Job >> Reproduce all lines of the listing below in which the word "with" occurs.

Records supplied >>
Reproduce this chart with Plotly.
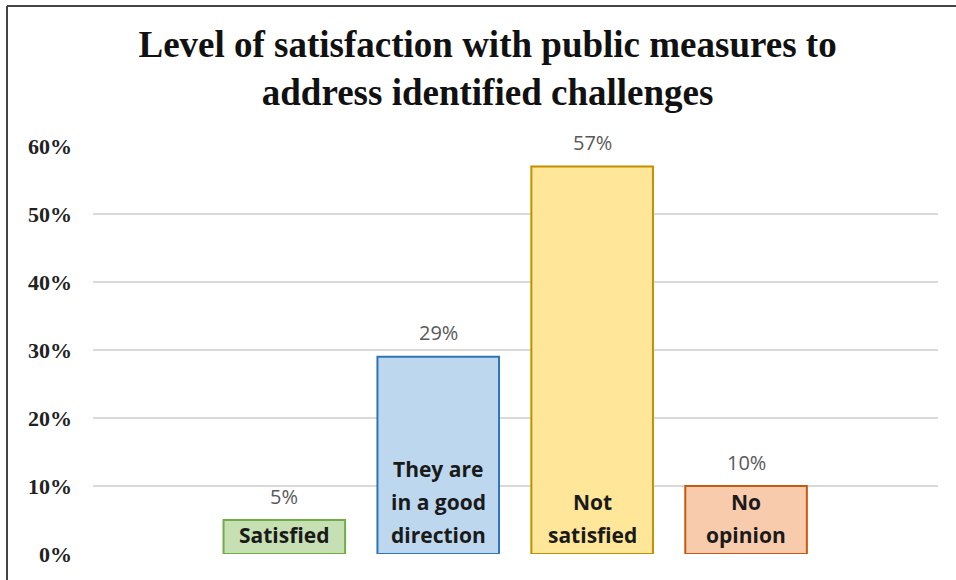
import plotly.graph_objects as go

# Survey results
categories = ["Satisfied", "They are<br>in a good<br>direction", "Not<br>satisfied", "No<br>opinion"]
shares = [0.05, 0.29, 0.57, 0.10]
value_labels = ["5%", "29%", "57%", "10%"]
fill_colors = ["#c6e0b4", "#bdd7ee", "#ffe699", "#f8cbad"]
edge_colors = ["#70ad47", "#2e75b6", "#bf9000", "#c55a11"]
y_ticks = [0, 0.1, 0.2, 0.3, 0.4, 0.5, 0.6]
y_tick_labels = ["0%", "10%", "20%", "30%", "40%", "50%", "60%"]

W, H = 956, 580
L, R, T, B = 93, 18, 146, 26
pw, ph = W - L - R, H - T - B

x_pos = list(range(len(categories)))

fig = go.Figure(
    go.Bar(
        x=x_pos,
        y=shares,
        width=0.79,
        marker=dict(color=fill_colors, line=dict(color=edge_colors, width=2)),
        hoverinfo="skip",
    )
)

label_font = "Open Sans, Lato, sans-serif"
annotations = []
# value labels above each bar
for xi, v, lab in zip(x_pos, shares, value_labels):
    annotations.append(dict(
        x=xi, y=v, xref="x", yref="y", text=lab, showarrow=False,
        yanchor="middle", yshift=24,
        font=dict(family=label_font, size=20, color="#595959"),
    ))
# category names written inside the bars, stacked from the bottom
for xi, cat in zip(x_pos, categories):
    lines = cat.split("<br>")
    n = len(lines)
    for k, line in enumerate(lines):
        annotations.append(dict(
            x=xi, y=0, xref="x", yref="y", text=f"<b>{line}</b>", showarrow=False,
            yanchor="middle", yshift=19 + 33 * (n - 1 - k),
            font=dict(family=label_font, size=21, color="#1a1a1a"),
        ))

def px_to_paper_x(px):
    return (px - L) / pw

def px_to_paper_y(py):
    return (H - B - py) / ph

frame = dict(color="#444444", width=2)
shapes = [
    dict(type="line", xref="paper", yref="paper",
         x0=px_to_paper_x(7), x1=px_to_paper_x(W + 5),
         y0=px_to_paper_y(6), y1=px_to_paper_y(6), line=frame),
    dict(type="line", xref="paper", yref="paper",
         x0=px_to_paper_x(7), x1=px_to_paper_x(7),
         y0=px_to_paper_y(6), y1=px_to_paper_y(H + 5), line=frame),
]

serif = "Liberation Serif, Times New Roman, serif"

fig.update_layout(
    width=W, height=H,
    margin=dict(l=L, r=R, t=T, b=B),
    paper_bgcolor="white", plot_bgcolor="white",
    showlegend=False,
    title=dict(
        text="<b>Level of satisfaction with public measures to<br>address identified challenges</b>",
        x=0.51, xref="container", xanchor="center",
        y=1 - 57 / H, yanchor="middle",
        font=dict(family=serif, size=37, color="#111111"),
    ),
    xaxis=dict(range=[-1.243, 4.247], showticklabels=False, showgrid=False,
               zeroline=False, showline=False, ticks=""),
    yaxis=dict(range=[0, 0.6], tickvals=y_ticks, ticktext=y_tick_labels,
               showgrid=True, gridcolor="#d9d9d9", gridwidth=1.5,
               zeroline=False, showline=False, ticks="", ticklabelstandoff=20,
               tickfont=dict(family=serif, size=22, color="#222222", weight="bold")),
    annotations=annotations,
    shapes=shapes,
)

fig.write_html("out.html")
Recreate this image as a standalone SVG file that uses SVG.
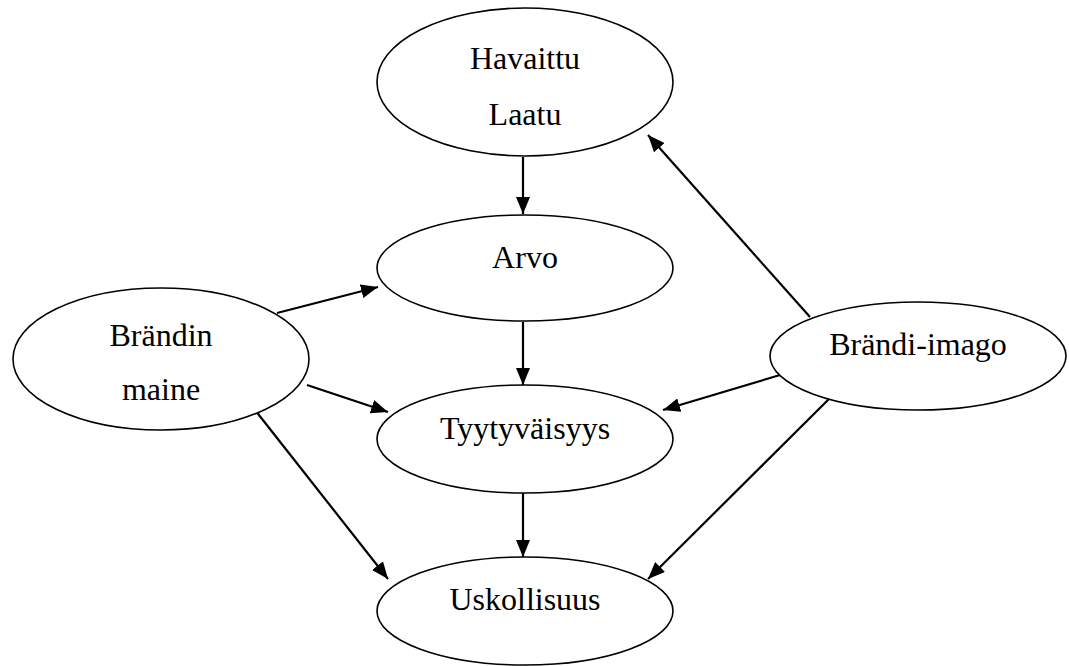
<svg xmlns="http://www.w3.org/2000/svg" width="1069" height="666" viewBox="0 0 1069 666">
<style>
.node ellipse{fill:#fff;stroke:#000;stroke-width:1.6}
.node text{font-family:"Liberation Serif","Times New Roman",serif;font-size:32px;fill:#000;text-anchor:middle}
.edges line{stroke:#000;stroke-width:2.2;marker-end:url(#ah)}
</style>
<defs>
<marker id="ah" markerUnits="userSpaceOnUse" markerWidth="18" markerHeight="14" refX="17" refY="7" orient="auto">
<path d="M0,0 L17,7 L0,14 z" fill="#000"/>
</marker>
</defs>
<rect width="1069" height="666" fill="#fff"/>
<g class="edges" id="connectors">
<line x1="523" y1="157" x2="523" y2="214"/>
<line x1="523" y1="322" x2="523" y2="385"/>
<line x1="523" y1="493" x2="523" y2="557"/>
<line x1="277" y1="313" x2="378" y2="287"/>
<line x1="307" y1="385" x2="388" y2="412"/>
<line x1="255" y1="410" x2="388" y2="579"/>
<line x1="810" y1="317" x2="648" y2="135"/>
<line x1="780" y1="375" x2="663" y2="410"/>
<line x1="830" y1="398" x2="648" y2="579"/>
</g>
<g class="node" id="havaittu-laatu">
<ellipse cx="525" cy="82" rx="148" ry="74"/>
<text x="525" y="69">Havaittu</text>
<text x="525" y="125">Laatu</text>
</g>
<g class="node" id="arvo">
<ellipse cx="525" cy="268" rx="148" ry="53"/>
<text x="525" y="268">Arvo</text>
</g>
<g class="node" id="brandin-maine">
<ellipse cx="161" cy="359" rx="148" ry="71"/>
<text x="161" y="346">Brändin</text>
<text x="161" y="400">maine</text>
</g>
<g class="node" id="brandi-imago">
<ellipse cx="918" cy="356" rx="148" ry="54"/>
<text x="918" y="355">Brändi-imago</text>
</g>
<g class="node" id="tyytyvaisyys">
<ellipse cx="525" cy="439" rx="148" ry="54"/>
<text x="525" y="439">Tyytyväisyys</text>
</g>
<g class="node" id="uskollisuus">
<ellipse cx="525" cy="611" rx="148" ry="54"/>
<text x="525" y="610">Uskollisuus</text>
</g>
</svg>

Solved problem >>
Reproduce this chart with Plotly.
        text="<b>Level of satisfaction with public measures to<br>address identified challenges</b>",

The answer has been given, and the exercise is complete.